At any rate, this movie, “The Way,” did not have a single love scene or high speed car chase. There was no profanity and no sexy leading man to make my heart throb with thoughts I will not share here. Martin Sheen played the lead role of Tom, a father who loses his only son in a tragic accident in France. When he goes to identify the remains and bring the body back home he changes his mind and decides instead to complete a pilgrimage his adult son had started.
This journey changes Tom’s life and the way he has viewed life up to that point. One of the last things his son had said to him before leaving on his trip was, “You don’t choose a life, you live one.” By the end of the pilgrimage, Tom knew his son had been right all along. It is a strange twist in life that when something we love is taken from us we really start to appreciate what we have always had but failed to see.

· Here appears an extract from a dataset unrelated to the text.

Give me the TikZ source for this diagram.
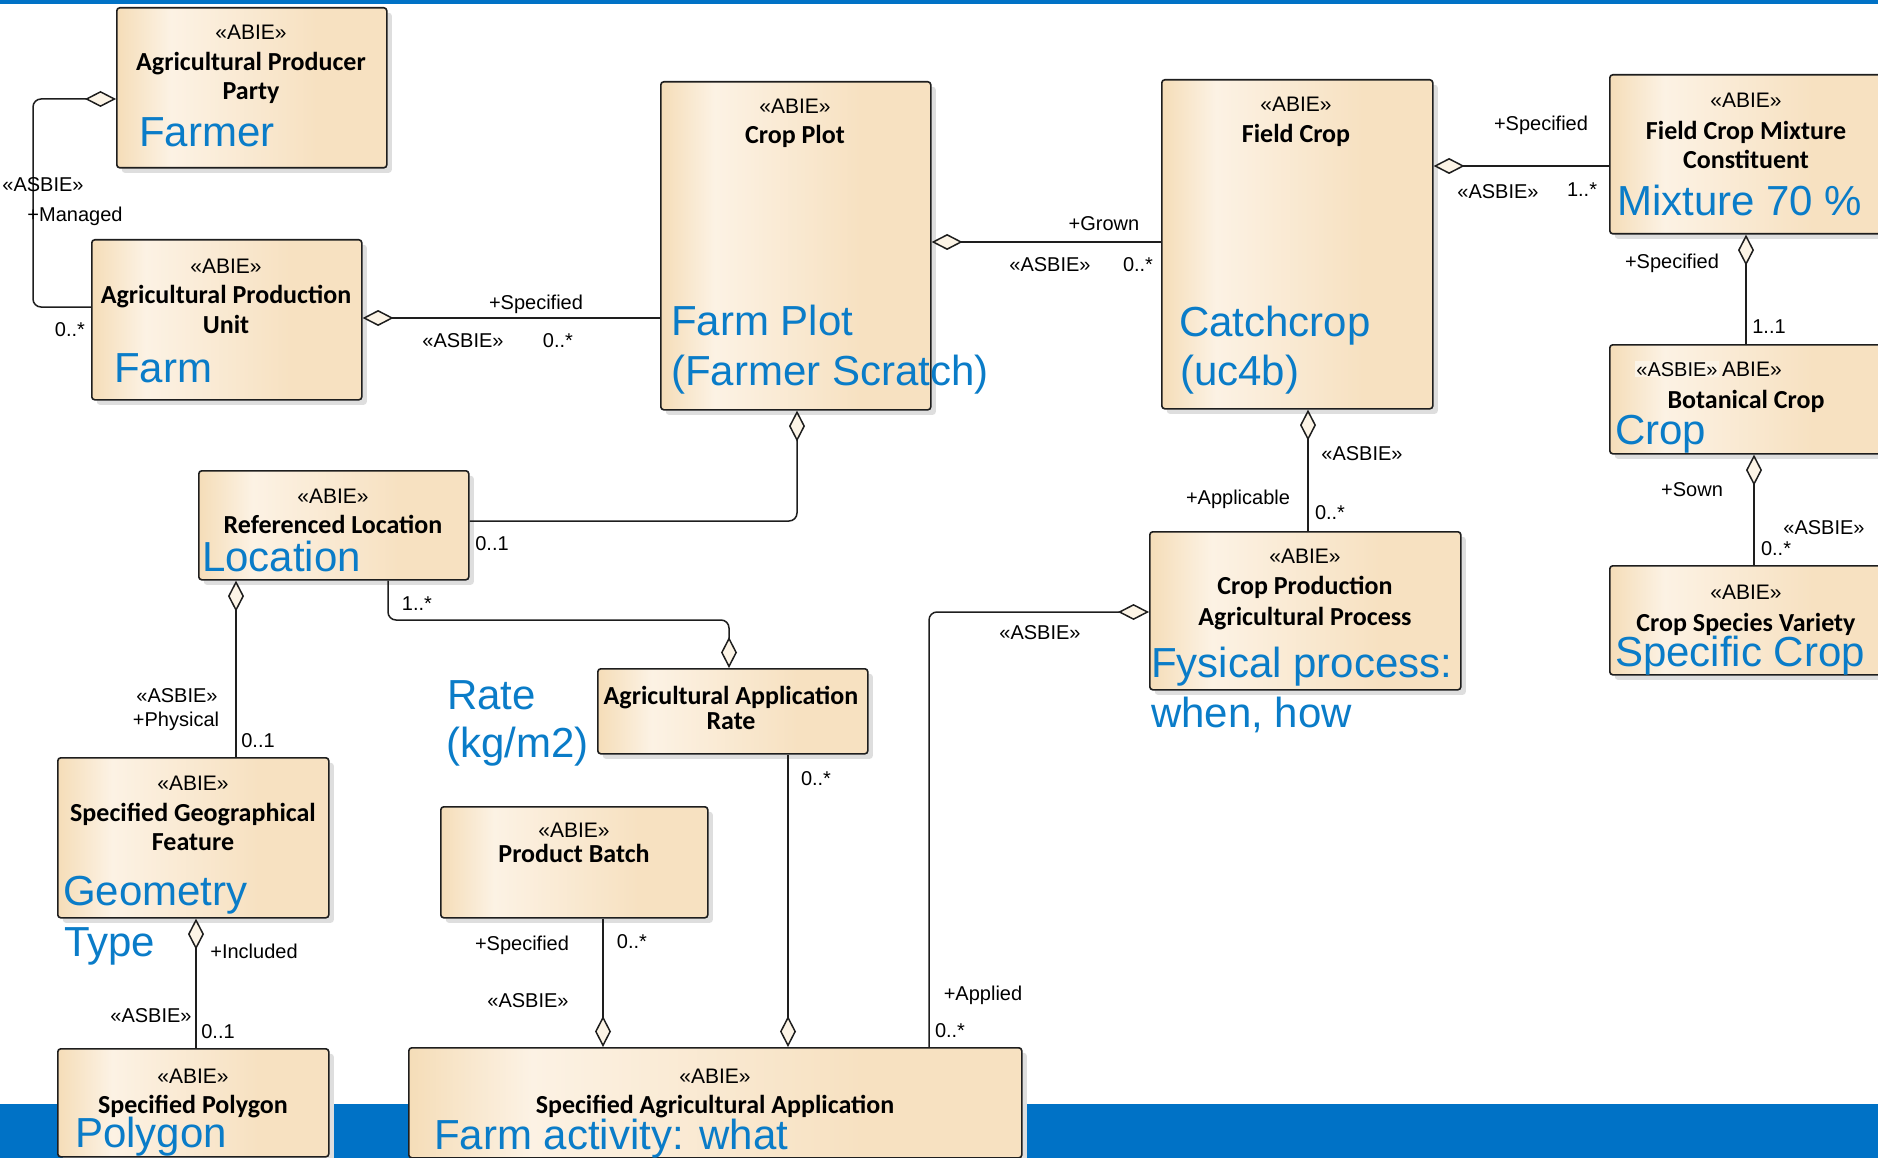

I have often dreamed of taking a cross country trip to explore different places and experience new things. I enjoy meeting new people and learning how other people live and no one would know anything about me or the life I’ve lived that has made me who I am today. I would be just another tourist checking out the sites and striking up conversations.

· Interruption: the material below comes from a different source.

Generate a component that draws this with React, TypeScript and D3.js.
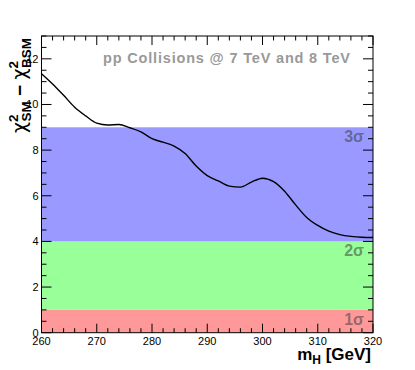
import React from 'react';
import * as d3 from 'd3';

// chi2 difference vs Higgs mass
const masses = [260, 262, 264, 266, 268, 270, 272, 274, 276, 278, 280, 282, 284, 286, 288, 290,
  292, 294, 296, 298, 300, 302, 304, 306, 308, 310, 312, 314, 316, 318, 320];
const chi2Diff = [11.35, 10.9, 10.4, 9.88, 9.5, 9.18, 9.1, 9.12, 8.98, 8.8, 8.5, 8.35, 8.18, 7.85, 7.3, 6.88,
  6.65, 6.42, 6.38, 6.6, 6.77, 6.62, 6.2, 5.6, 5.05, 4.7, 4.45, 4.3, 4.22, 4.18, 4.17];

const bandLabels = ['1σ', '2σ', '3σ'];
const bandLow = [0, 1, 4];
const bandHigh = [1, 4, 9];
const bandColors = ['#ff9999', '#99ff99', '#9999ff'];

const xTicks = [260, 270, 280, 290, 300, 310, 320];
const yTicks = [0, 2, 4, 6, 8, 10, 12];

const W = 415, H = 370;
const left = 41.5, right = 373, top = 36, bottom = 332.7;

export default function App() {
  const x = d3.scaleLinear().domain([260, 320]).range([left, right]);
  const y = d3.scaleLinear().domain([0, 13]).range([bottom, top]);

  const line = d3.line<number>()
    .x((d, i) => x(masses[i]))
    .y(d => y(d))
    .curve(d3.curveMonotoneX);

  const xMinor = d3.range(260, 320.01, 2);
  const yMinor = d3.range(0, 13.01, 0.5);
  const font = 'Liberation Sans, Arial, sans-serif';
  const greek = 'DejaVu Sans, sans-serif';

  return (
    <svg width={W} height={H} style={{ position: 'absolute', left: 0, top: 0 }} fontFamily={font}>
      <rect width={W} height={H} fill="#fff" />
      {bandLow.map((lo, i) => (
        <rect key={i} x={left} width={right - left} y={y(bandHigh[i])} height={y(lo) - y(bandHigh[i])}
          fill={bandColors[i]} />
      ))}
      {bandLabels.map((t, i) => (
        <text key={t} x={364} y={y(bandHigh[i]) + 15} textAnchor="end" fontSize={16} fontWeight="bold"
          fill="#333" fillOpacity={0.5}>{t}</text>
      ))}
      <path d={line(chi2Diff) || ''} fill="none" stroke="#000" strokeWidth={1.4} />

      {/* ticks, all inside the frame */}
      {xMinor.map(v => {
        const major = v % 10 === 0;
        const len = major ? 9 : 4.5;
        return (
          <g key={'x' + v} stroke="#000" strokeWidth={1}>
            <line x1={x(v)} x2={x(v)} y1={bottom} y2={bottom - len} />
            <line x1={x(v)} x2={x(v)} y1={top} y2={top + len} />
          </g>
        );
      })}
      {yMinor.map(v => {
        const major = v % 2 === 0;
        const len = major ? 10 : 5;
        return (
          <g key={'y' + v} stroke="#000" strokeWidth={1}>
            <line x1={left} x2={left + len} y1={y(v)} y2={y(v)} />
            <line x1={right} x2={right - len} y1={y(v)} y2={y(v)} />
          </g>
        );
      })}
      <rect x={left} y={top} width={right - left} height={bottom - top} fill="none" stroke="#000" strokeWidth={1} />

      {xTicks.map(v => (
        <text key={v} x={x(v)} y={345} textAnchor="middle" fontSize={11}>{v}</text>
      ))}
      {yTicks.map(v => (
        <text key={v} x={38.5} y={y(v) + 4} textAnchor="end" fontSize={11}>{v}</text>
      ))}

      <text x={350} y={63} textAnchor="end" fontSize={14.5} fontWeight="bold" fill="#999"
        textLength={247} lengthAdjust="spacing">
        pp Collisions @ 7 TeV and 8 TeV
      </text>

      <text x={371} y={360} textAnchor="end" fontSize={17} fontWeight="bold">
        m<tspan fontSize={12} dy={4}>H</tspan><tspan dy={-4}> [GeV]</tspan>
      </text>

      <text transform="translate(26,38) rotate(-90)" textAnchor="end" fontSize={19} fontWeight="bold">
        <tspan fontFamily={greek} fontWeight="normal">χ</tspan><tspan fontSize={13.5} dy={-8}>2</tspan>
        <tspan fontSize={13.5} dx={-7} dy={13}>SM</tspan>
        <tspan dy={-5}>{'  −  '}</tspan><tspan fontFamily={greek} fontWeight="normal">χ</tspan>
        <tspan fontSize={13.5} dy={-8}>2</tspan>
        <tspan fontSize={13.5} dx={-7} dy={13}>BSM</tspan>
      </text>
    </svg>
  );
}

The truth is; I could start expanding my world right here. I could ignore the little diagrams in the box of chocolates and just sample all the pieces instead of sticking with the tried and true. If I wasn’t so sure of what I like I might find a delightful new flavor. I could open my eyes and my heart to the people around me and be more receptive if I could let my armor down just a little bit.
There are at least three employees here who have lost a child to death. That is a blow you never fully get over and yet you have no choice but to continue living. As the song goes, whatever you survive only makes you stronger. Sometimes it is just not easy to comprehend that others feel the same pain you feel or experience the same events you experience. Just knowing there are other people like you does not make your own feelings any less intense.

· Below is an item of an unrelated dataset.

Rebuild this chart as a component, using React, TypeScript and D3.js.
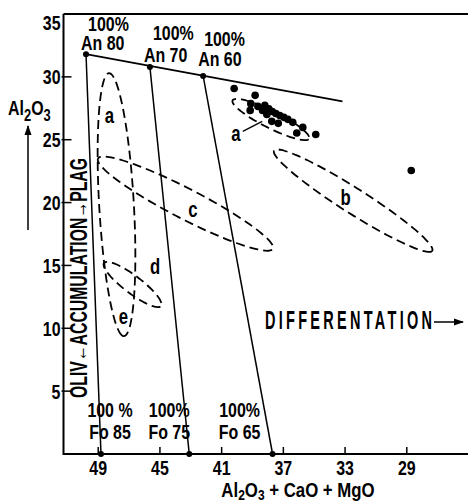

I’m positive the people I work with have all experienced a vast array of life changes and emotional highs and lows. Love and heartbreak, profound joy and soul shattering sadness, knowing the peak of health and fitness and the decline of the body and capability, success and failure, all dance with each one of us at some point. We are like those pieces of candy in a box. We are all gathered here together but we’re all different.
Why don’t we just try to be polite and kind to each other because we all have different mountains to climb? Why don’t we start to accept ourselves for what we are and let go of those ideas about what would make someone else a better person?
There is no such thing as perfection,
We’re all human, we all have flaws,
Instead of fighting a useless battle,
We could stand together for a cause.
I once thought I needed to be blonde,
Younger, richer, thinner, I never felt quite right,
Then I heard a whisper; I mattered to someone,
I felt beautiful and desired that night.
Now I’ve got some age behind me,
But I can still give and receive love,
I know I can make a difference,
For each day of life I thank God above.
I think I’ll find the movie Forrest Gump and watch it again soon. Forrest was a person born to this world with little hope of becoming a success but he saw simple pleasures and truths most people overlook. He also overlooked a lot of things most people see. My life is forever changing and maybe it really is like a box of chocolates after all.